Salvador, no final da década de setenta e início dos anos oitenta, era uma cidade que fervilhava de vida. O som dos blocos de índios, com seus tambores ancestrais, enchia o ar, trazendo um ritmo que se entrelaçava ao calor do sol e ao cheiro inconfundível do dendê. Era um tempo em que a cidade parecia dançar, onde o pulsar do povo baiano ecoava por todos os cantos, seja nas ladeiras estreitas ou nas largas avenidas. Mas, em meio a esse vibrante turbilhão, havia um lugar onde o tempo se detinha, onde o barulho da cidade não conseguia penetrar e onde eu, um jovem vindo da periferia, descobri um mundo completamente novo: o Mosteiro de São Bento.

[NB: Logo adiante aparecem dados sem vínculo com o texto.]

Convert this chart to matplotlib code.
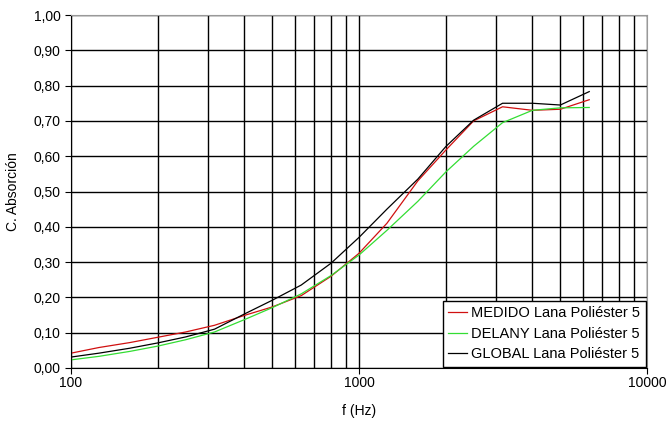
import numpy as np
import matplotlib.pyplot as plt
from matplotlib.ticker import FixedLocator, NullFormatter

plt.rcParams['font.family'] = ['Liberation Sans', 'DejaVu Sans']

freq = [100, 125, 160, 200, 250, 315, 400, 500, 630, 800, 1000,
        1250, 1600, 2000, 2500, 3150, 4000, 5000, 6300]

medido = [0.042, 0.058, 0.072, 0.087, 0.102, 0.121, 0.149, 0.173, 0.205, 0.260, 0.325,
          0.410, 0.530, 0.617, 0.700, 0.740, 0.730, 0.733, 0.760]
delany = [0.023, 0.033, 0.047, 0.062, 0.080, 0.102, 0.137, 0.171, 0.210, 0.262, 0.320,
          0.390, 0.472, 0.555, 0.628, 0.695, 0.730, 0.737, 0.738]
global_ = [0.031, 0.042, 0.056, 0.071, 0.088, 0.110, 0.153, 0.192, 0.235, 0.297, 0.370,
           0.450, 0.535, 0.627, 0.702, 0.750, 0.750, 0.745, 0.783]

labels = ['MEDIDO Lana Poliéster 5', 'DELANY Lana Poliéster 5', 'GLOBAL Lana Poliéster 5']

fig = plt.figure(figsize=(6.68, 4.30), dpi=100)
ax = fig.add_axes([0.1063, 0.1442, 0.8623, 0.8209])

ax.plot(freq, medido, color='#d01010', lw=0.9, label=labels[0])
ax.plot(freq, delany, color='#33dd33', lw=0.9, label=labels[1])
ax.plot(freq, global_, color='#000000', lw=0.9, label=labels[2])

ax.set_xscale('log')
ax.set_xlim(100, 10000)
ax.set_ylim(0, 1)

ax.xaxis.set_major_locator(FixedLocator([100, 1000, 10000]))
ax.set_xticklabels(['100', '1000', '10000'])
minors = [m * d for d in (100, 1000) for m in range(2, 10)]
ax.xaxis.set_minor_locator(FixedLocator(minors))
ax.xaxis.set_minor_formatter(NullFormatter())

yt = np.arange(0, 1.01, 0.1)
ax.set_yticks(yt)
ax.set_yticklabels([f'{v:.2f}'.replace('.', ',') for v in yt])

ax.grid(True, which='both', color='black', lw=1.0)
ax.set_axisbelow(True)
ax.tick_params(axis='both', which='major', labelsize=10, length=4, color='black', direction='out')
ax.tick_params(axis='x', which='minor', length=0)
ax.tick_params(axis='x', pad=2)

for s in ['top', 'right']:
    ax.spines[s].set_color('#999999')
    ax.spines[s].set_linewidth(0.8)
for s in ['left', 'bottom']:
    ax.spines[s].set_color('black')

ax.set_xlabel('f (Hz)', fontsize=10, labelpad=10)
ax.set_ylabel('C. Absorción', fontsize=10, labelpad=10)

leg = ax.legend(loc='lower right', fontsize=10.5, frameon=True, fancybox=False,
                edgecolor='black', framealpha=1, borderaxespad=0.1,
                handlelength=1.3, handletextpad=0.3, borderpad=0.35, labelspacing=0.45)
leg.get_frame().set_linewidth(1.0)

plt.savefig('out.png', dpi=100)
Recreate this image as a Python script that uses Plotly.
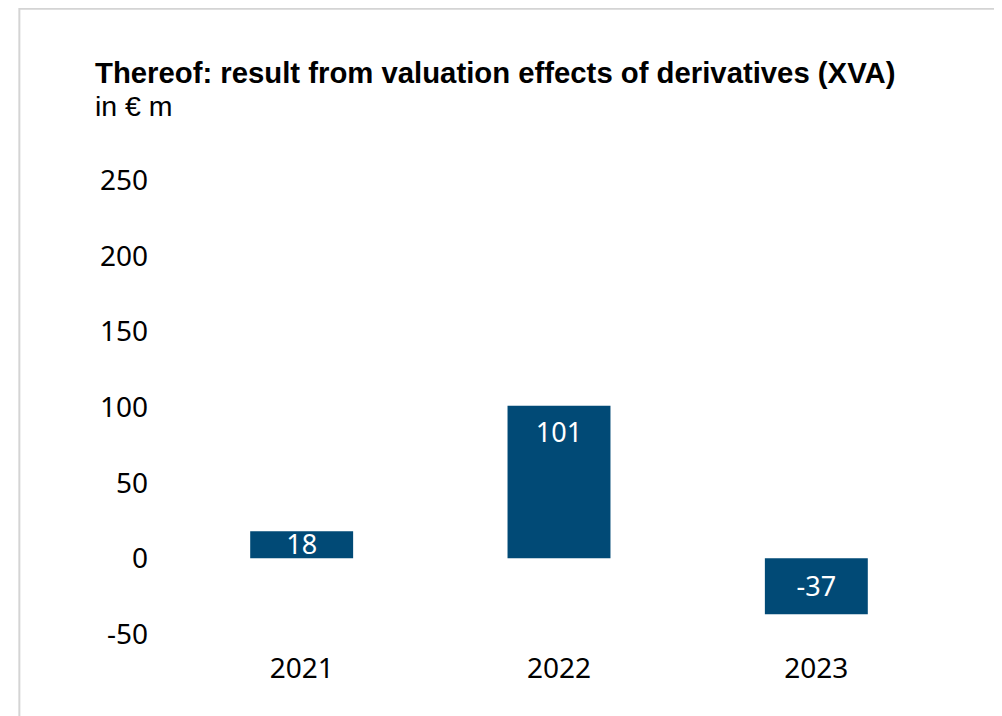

Situado na ladeira que se abre para a majestosa Baía de Todos os Santos, bem no coração da cidade, o Mosteiro de São Bento era, para mim, mais do que um conjunto de prédios antigos com suas paredes brancas e arcos imponentes. Era um refúgio, um santuário onde o ruído do mundo moderno não tinha vez, e onde cada som parecia uma oração. Ali, as horas eram marcadas pelo toque suave do sino, e a vida fluía em um ritmo diferente, um ritmo que remetia a um tempo em que a contemplação e a espiritualidade eram o centro da existência.
Quando atravessei os portões daquele mosteiro pela primeira vez, senti como se estivesse deixando para trás o mundo que conhecia. O que me esperava do outro lado era um universo de paz e serenidade, onde o silêncio era sagrado e a espiritualidade estava presente em cada canto. Fui recebido pelo Irmão Carlos, um homem cuja calma era contagiante, e logo percebi que estava diante de algo muito maior do que eu imaginava. As grossas paredes do mosteiro abafavam os sons da cidade, e dentro daquele espaço sagrado, eu me sentia envolto por uma tranquilidade que nunca antes havia experimentado.
Lembro-me bem do canto gregoriano que emanava da capela, preenchendo o refeitório com uma melodia que parecia vir de outro mundo. O som se misturava ao leve perfume das flores do jardim de inverno, criando uma atmosfera de pura harmonia. Ali, até mesmo o coração mais agitado era convidado a desacelerar, a respirar fundo e a encontrar um momento de comunhão com o divino.
Eu era o copeiro dos monges, e meu trabalho me permitia observar de perto a vida naquele mosteiro. Os monges, com seus hábitos brancos, moviam-se pelo lugar com uma serenidade que só a prática da fé poderia conferir. Eles eram os guardiões de uma tradição que remontava ao século XVI, e mesmo que o mundo ao redor estivesse mudando rapidamente, dentro dos muros do mosteiro, a rotina permanecia quase intocada, como um testemunho vivo da perenidade das coisas espirituais.
Carrego comigo lembranças queridas dos jovens noviços e dos irmãos mais velhos, especialmente do Irmão Pascoal, cuja sabedoria silenciosa era um conforto em dias difíceis. Mas, de todos os monges, é de Dom Timóteo, o abade, que sinto mais saudades. Ele foi para mim um verdadeiro pai, alguém que, com sua bondade e fé inabalável, me ensinou lições que carrego até hoje.
O Mosteiro de São Bento não era apenas um refúgio para os monges e fiéis. Era, e ainda é, um dos maiores tesouros culturais de Salvador. Sua biblioteca, com livros raros e manuscritos antigos, guarda a memória de séculos de história, enquanto a arte sacra que decora suas capelas e corredores é um lembrete constante da beleza que pode emergir da fé. Mas o que torna o mosteiro verdadeiramente especial é a sua capacidade de resistir ao tempo sem perder a relevância.
Em um mundo onde tudo parece efêmero, onde a velocidade é a moeda corrente e o barulho é constante, o Mosteiro de São Bento nos lembra da importância do silêncio, da reflexão, da busca por algo maior do que nós mesmos. Ele é uma âncora que nos prende àquilo que é eterno, um convite a nos desligarmos por um momento do caos do cotidiano e a mergulharmos na paz que só o espiritual pode oferecer.
Naquele tempo, Salvador vivia sob a sombra da ditadura, e o Mosteiro de São Bento era, para mim, um farol de calma e espiritualidade em meio ao turbilhão. Era um lugar onde o tempo era outro, onde eu encontrava realmente o que importava na minha vida. Ainda hoje, quando lembro daqueles corredores silenciosos, sinto a mesma paz, a mesma serenidade que me encantou a quase cinquenta anos atrás. E percebo que, por mais que o mundo mude, há coisas que permanecem, inalteradas e eternas, nos convidando a parar, ouvir e, talvez, redescobrir o que há de mais essencial em nós mesmos.